Scinderin is a novel transcriptional target of BRMS1 involved in regulation of hepatocellular carcinoma cell apoptosis.

Tumor metastasis suppressor factor BRMS1 can regulate the metastasis of breast cancer and other tumors. Here we report scinderin (SCIN) as a novel transcriptional target of BRMS1. SCIN protein belongs to the cytoskeletal gelsolin protein superfamily and its involvement in tumorigenesis remains largely illusive. An inverse correlation between the expression levels of BRMS1 and SCIN was observed in hepatocellular carcinoma (HCC) cells and tissues. On the molecular level, BRMS1 binds to SCIN promoter and exerts a suppressive role in regulating SCIN transcription. FACS analysis and caspase 9 immunoblot reveal that knockdown of SCIN expression can sensitize HCC cells to chemotherapeutic drugs, leading to suppression of tumor growth in vivo. Consistently, overexpression of SCIN protects cells from apoptotic death, contributing to increased xenografted HCC cell growth. In summary, our study reveals SCIN as a functional apoptosis regulator as well as a novel target of BRMS1 during HCC tumorigenesis. Inhibition of SCIN might bring a potential cancer therapy approach.
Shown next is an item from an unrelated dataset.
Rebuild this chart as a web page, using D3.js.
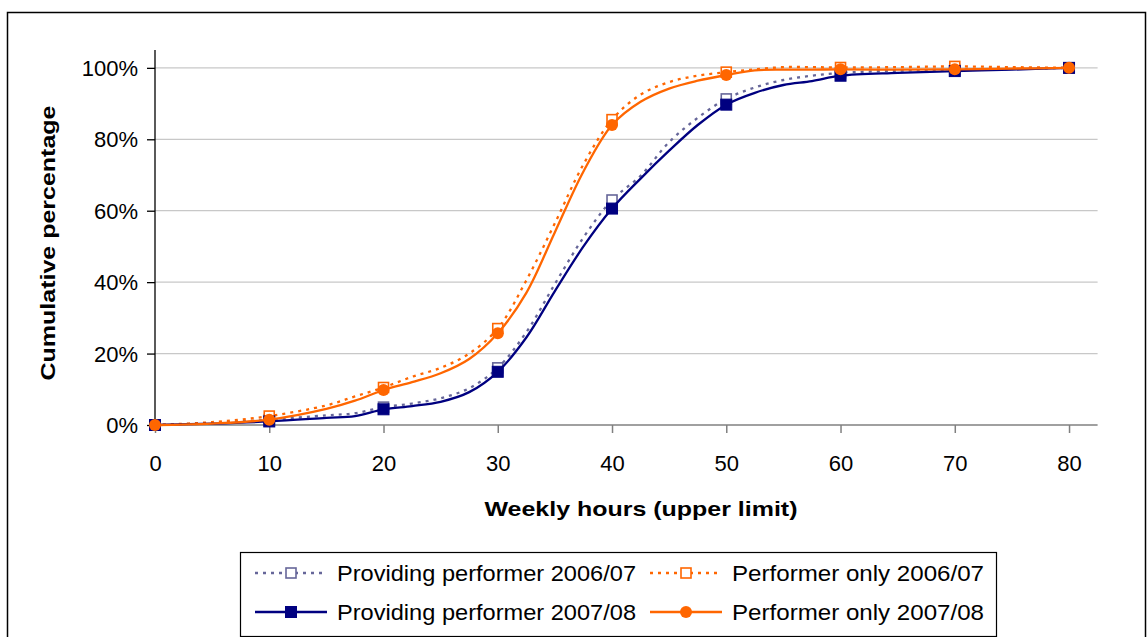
<!DOCTYPE html>
<html><head><meta charset="utf-8">
<script src="https://cdn.jsdelivr.net/npm/d3@7"></script>
<style>html,body{margin:0;padding:0;background:#fff;overflow:hidden}svg{display:block;font-family:"Liberation Sans",Arial,sans-serif}</style>
</head><body>
<svg id="c" width="1148" height="637"></svg>
<script>
const hours = [0,5,10,15,17.5,20,22.5,25,27.5,30,32.5,35,37.5,40,42.5,45,47.5,50,52.5,55,57.5,60,65,70,75,80];
const prov0607 = [0,0.6,1.5,2.7,3.3,5.0,6.0,7.5,10.3,16.0,26,39.5,52.5,63,69.8,79.2,86,91.3,94.5,96.6,97.8,98.6,99.2,99.5,99.7,100];
const perf0607 = [0,0.8,2.5,5.5,8,10.5,13.5,16,20,27,40.5,56.5,73,85.5,92.5,96,97.8,98.8,99.6,100.2,100.2,100.1,100.2,100.4,100.2,100];
const prov0708 = [0,0.4,1.0,2.0,2.5,4.4,5.3,6.5,9.2,14.9,24.5,37.5,50,60.6,69,76.8,84,89.7,93,95.2,96.3,97.8,98.6,99.1,99.5,100];
const perf0708 = [0,0.4,1.5,4.5,6.8,9.8,12,14.5,18.5,25.7,37,54,71,84,90.5,94.2,96.4,98,99.3,99.5,99.5,99.6,99.5,99.6,99.8,100];
const xTicks = [0,10,20,30,40,50,60,70,80];
const yTicks = [0,0.2,0.4,0.6,0.8,1.0];
const seriesNames = ["Providing performer 2006/07","Performer only 2006/07","Providing performer 2007/08","Performer only 2007/08"];

const series = [
  {name:seriesNames[0], vals:prov0607, color:"#666699", dash:"3,5", marker:"open", mcolor:"#666699"},
  {name:seriesNames[1], vals:perf0607, color:"#FF6600", dash:"3,5", marker:"open", mcolor:"#FF6600"},
  {name:seriesNames[2], vals:prov0708, color:"#000080", dash:null, marker:"square", mcolor:"#000080"},
  {name:seriesNames[3], vals:perf0708, color:"#FF6600", dash:null, marker:"circle", mcolor:"#FF6600"}
];
const legendWidths = [299,252,299,252];

const svg = d3.select("#c");
svg.append("rect").attr("x",7.5).attr("y",12.5).attr("width",1138).attr("height",640)
  .attr("fill","none").attr("stroke","#000").attr("stroke-width",1.5);

const x = d3.scaleLinear().domain([0,82.5]).range([155,1097.6]);
const y = d3.scaleLinear().domain([0,1.05]).range([425,50]);

svg.append("g").selectAll("line").data(yTicks.filter(d=>d>0)).join("line")
  .attr("x1",155).attr("x2",1097.6).attr("y1",d=>y(d)).attr("y2",d=>y(d))
  .attr("stroke","#C8C8C8").attr("stroke-width",1.2);

const yAxis = svg.append("g").attr("transform","translate(155,0)")
  .call(d3.axisLeft(y).tickValues(yTicks).tickFormat(d3.format(".0%")).tickSize(8).tickPadding(9));
yAxis.select(".domain").attr("d","M0,50V425").attr("stroke","#000").attr("stroke-width",1.3);
yAxis.selectAll(".tick line").attr("stroke","#000").attr("stroke-width",1.3);
yAxis.selectAll("text").attr("font-size",22).attr("fill","#000").attr("font-family","Liberation Sans, Arial, sans-serif").attr("dy","0.35em");

const xAxis = svg.append("g").attr("transform","translate(0,425)")
  .call(d3.axisBottom(x).tickValues(xTicks).tickFormat(d3.format("d")).tickSize(8).tickPadding(30));
xAxis.select(".domain").attr("d","M155,0H1097.6").attr("stroke","#808080").attr("stroke-width",1.5);
xAxis.selectAll(".tick line").attr("stroke","#808080").attr("stroke-width",1.5);
xAxis.selectAll("text").attr("font-size",22).attr("fill","#000").attr("font-family","Liberation Sans, Arial, sans-serif").attr("dy","0.35em");

svg.append("text").attr("transform","translate(55,243) rotate(-90)").attr("text-anchor","middle")
  .attr("font-size",21).attr("font-weight","bold")
  .attr("textLength",275).attr("lengthAdjust","spacingAndGlyphs").text("Cumulative percentage");
svg.append("text").attr("x",641).attr("y",516).attr("text-anchor","middle")
  .attr("font-size",21).attr("font-weight","bold")
  .attr("textLength",313).attr("lengthAdjust","spacingAndGlyphs").text("Weekly hours (upper limit)");

const line = d3.line().x(d=>x(d[0])).y(d=>y(d[1]/100)).curve(d3.curveCatmullRom.alpha(0.5));

function drawMarker(g, s, cx, cy){
  if(s.marker==="open"){
    g.append("rect").attr("x",cx-5).attr("y",cy-5).attr("width",10).attr("height",10)
      .attr("fill","#fff").attr("stroke",s.mcolor).attr("stroke-width",1.6);
  } else if(s.marker==="square"){
    g.append("rect").attr("x",cx-5.5).attr("y",cy-5.5).attr("width",11).attr("height",11)
      .attr("fill",s.mcolor).attr("stroke",s.mcolor).attr("stroke-width",1);
  } else {
    g.append("circle").attr("cx",cx).attr("cy",cy).attr("r",6).attr("fill",s.mcolor);
  }
}

const plot = svg.append("g");
series.forEach(s=>{
  const pts = hours.map((h,i)=>[h,s.vals[i]]);
  const g = plot.append("g");
  g.append("path").attr("d",line(pts)).attr("fill","none").attr("stroke",s.color)
    .attr("stroke-width",2.3).attr("stroke-dasharray",s.dash);
  pts.filter(p=>p[0]%10===0).forEach(p=>drawMarker(g,s,x(p[0]),y(p[1]/100)));
});

const lg = svg.append("g");
lg.append("rect").attr("x",240.5).attr("y",552.5).attr("width",756).attr("height",84)
  .attr("fill","#fff").attr("stroke","#000").attr("stroke-width",1.2);
const legPos = [[255,573],[650,573],[255,612],[650,612]];
series.forEach((s,i)=>{
  const [lx,ly] = legPos[i];
  const g = lg.append("g");
  g.append("line").attr("x1",lx).attr("x2",lx+72).attr("y1",ly).attr("y2",ly)
    .attr("stroke",s.color).attr("stroke-width",2.3).attr("stroke-dasharray",s.dash);
  drawMarker(g,s,lx+36,ly);
  g.append("text").attr("x",lx+82).attr("y",ly).attr("dy","0.35em").attr("font-size",22)
    .attr("textLength",legendWidths[i]).attr("lengthAdjust","spacingAndGlyphs").text(s.name);
});
</script>
</body></html>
Characterization of DAPK1 as a novel transcriptional target of BRMS1.

Breast cancer metastasis suppressor 1 (BRMS1) can specifically regulate tumor metastasis in many cancers. Our previous studies have demonstrated that BRMS1 can promote cell apoptosis through regulating osteopontin (OPN) expression in hepatocellular carcinoma (HCC) cells. However, the transcriptional targets of BRMS1 have not been thoroughly studied. In this study, death-associated protein kinase 1 (DAPK1), a tumor suppressor gene with multiple roles in regulating cell death, was identified as a potential transcriptional target of BRMS1 in the whole genome expression microarray. Quantitative real-time PCR and western blot analysis of HCC cells overexpressing BRMS1 further confirmed the transcriptional regulation relationship between BRMS1 and DAPK1. Moreover, DAPK1 expression was frequently decreased or even lost in HCC tissue samples by comparison with neighboring pathologically normal liver tissue, which was consistent with the decreased BRMS1 expression pattern. To unravel the molecular mechanism of BRMS1 in regulating DAPK1, a series of deletion mutants of DAPK1 promoter was subjected to luciferase assay. The luciferase units of -200 to -80 bp region, with two tandem putative NF-κB binding sites, were specifically enhanced by BRMS1 expression. Site-directed mutants of NF-κB binding sites blocked the transcriptional activation effect. In addition, the binding capability of BRMS1 and the putative NF-κB binding sites were demonstrated in the chromatin immunoprecipitation (ChIP) assay. In conclusion, our study characterized DAPK1 as a novel transcriptional target of BRMS1. Transcriptional activation of DAPK1 might be another important mechanism accounting for the metastasis suppressive activity of BRMS1.

Breast cancer metastasis suppressor 1 modulates SIRT1-dependent p53 deacetylation through interacting with DBC1.

Breast cancer metastasis suppressor 1 (BRMS1) is a specific tumor metastasis suppressor implicated in the regulation of chromatin modification and gene transcription. However, the molecular mechanism of BRMS1 remains to be elucidated. Here, we report that DBC1 (deleted in breast cancer 1), is a novel interacting protein of BRMS1. The imperfect leucine zipper motifs of BRMS1 and the N-terminal domain of DBC1 are required for the interaction. DBC1 is identified as an important negative regulator of SIRT1's activity and genotoxic stress response. We demonstrated that BRMS1 is able to interrupt endogenous DBC1-SIRT1 association. Consistently, SIRT1-dependent p53 acetylation under genotoxic stress is also affected by BRMS1. Overall, our results identify BRMS1 as a novel regulator of DBC1-SIRT1 complex and SIRT1-dependent p53 deacetylation.